## What you need to do
Find every line below that contains the word "this" and copy it out.

Items from a data source
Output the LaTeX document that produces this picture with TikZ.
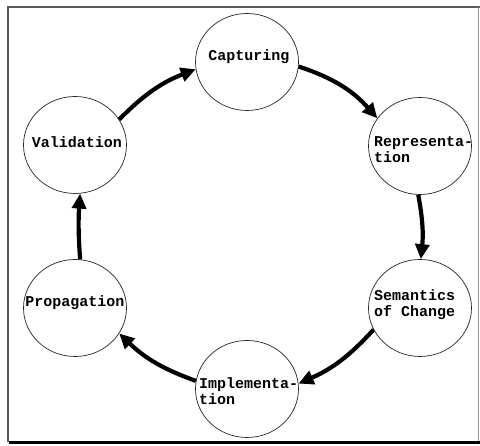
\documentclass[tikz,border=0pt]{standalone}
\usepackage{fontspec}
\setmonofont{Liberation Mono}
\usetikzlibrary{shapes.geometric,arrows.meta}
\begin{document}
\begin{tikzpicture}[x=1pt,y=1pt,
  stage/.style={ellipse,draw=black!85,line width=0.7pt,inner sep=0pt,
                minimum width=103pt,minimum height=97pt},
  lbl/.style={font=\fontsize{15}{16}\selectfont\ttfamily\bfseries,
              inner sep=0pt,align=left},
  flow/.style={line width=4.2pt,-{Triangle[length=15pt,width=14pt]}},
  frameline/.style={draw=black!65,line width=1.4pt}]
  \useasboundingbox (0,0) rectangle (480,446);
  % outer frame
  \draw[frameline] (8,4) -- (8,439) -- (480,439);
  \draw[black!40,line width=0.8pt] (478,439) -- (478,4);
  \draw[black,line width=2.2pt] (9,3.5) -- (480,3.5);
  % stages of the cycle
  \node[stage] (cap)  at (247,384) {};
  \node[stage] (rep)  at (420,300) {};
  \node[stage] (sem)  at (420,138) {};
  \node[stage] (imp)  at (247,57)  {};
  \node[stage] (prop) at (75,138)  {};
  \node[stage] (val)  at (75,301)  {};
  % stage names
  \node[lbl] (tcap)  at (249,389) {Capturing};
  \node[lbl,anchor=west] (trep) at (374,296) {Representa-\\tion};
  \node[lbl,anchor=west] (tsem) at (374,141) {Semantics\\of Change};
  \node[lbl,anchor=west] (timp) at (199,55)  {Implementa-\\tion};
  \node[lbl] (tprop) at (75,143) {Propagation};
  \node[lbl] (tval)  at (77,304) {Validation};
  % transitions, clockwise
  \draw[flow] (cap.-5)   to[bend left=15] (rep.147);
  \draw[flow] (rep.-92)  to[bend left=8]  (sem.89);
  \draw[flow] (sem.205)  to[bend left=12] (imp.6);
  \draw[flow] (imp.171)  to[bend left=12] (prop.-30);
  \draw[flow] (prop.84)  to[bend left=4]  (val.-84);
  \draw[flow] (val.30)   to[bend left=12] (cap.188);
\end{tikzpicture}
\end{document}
---
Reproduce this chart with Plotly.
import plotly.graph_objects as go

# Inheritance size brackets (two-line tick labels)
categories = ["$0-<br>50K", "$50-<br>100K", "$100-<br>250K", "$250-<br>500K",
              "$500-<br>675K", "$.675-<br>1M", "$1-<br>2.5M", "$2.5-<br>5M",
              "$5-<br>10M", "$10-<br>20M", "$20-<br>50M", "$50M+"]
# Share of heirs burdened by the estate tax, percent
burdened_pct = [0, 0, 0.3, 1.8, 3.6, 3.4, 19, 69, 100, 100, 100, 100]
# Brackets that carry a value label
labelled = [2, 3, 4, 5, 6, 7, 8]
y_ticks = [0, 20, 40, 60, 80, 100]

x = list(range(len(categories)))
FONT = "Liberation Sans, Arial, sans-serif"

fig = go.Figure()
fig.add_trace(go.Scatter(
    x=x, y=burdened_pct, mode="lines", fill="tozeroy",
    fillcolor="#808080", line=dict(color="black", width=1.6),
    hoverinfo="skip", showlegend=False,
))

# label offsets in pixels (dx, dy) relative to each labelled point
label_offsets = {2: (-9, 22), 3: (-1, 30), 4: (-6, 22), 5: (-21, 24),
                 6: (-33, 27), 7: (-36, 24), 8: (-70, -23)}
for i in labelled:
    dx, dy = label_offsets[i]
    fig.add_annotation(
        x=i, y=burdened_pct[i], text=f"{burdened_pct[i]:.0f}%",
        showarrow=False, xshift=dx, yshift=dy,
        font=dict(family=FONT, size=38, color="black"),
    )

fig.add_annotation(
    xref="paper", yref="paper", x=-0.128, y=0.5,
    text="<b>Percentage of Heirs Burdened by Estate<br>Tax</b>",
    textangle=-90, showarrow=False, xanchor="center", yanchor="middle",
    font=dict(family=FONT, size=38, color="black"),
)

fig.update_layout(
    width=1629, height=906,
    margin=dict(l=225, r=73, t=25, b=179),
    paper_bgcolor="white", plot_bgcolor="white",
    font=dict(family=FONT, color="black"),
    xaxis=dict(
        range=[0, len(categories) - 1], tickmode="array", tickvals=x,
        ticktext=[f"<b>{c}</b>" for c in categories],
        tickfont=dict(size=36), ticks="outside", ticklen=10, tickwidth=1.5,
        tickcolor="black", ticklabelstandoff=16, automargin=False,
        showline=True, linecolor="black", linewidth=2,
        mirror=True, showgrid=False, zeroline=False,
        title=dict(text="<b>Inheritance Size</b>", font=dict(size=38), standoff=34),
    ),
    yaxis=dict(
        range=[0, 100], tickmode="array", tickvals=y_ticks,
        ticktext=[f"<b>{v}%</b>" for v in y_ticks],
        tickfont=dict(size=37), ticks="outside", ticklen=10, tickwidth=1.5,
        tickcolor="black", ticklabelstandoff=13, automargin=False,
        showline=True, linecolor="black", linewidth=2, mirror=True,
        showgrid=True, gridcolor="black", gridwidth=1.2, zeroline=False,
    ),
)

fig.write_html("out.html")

## Response
Output the LaTeX document that produces this picture with TikZ.
Reproduce this chart with Plotly.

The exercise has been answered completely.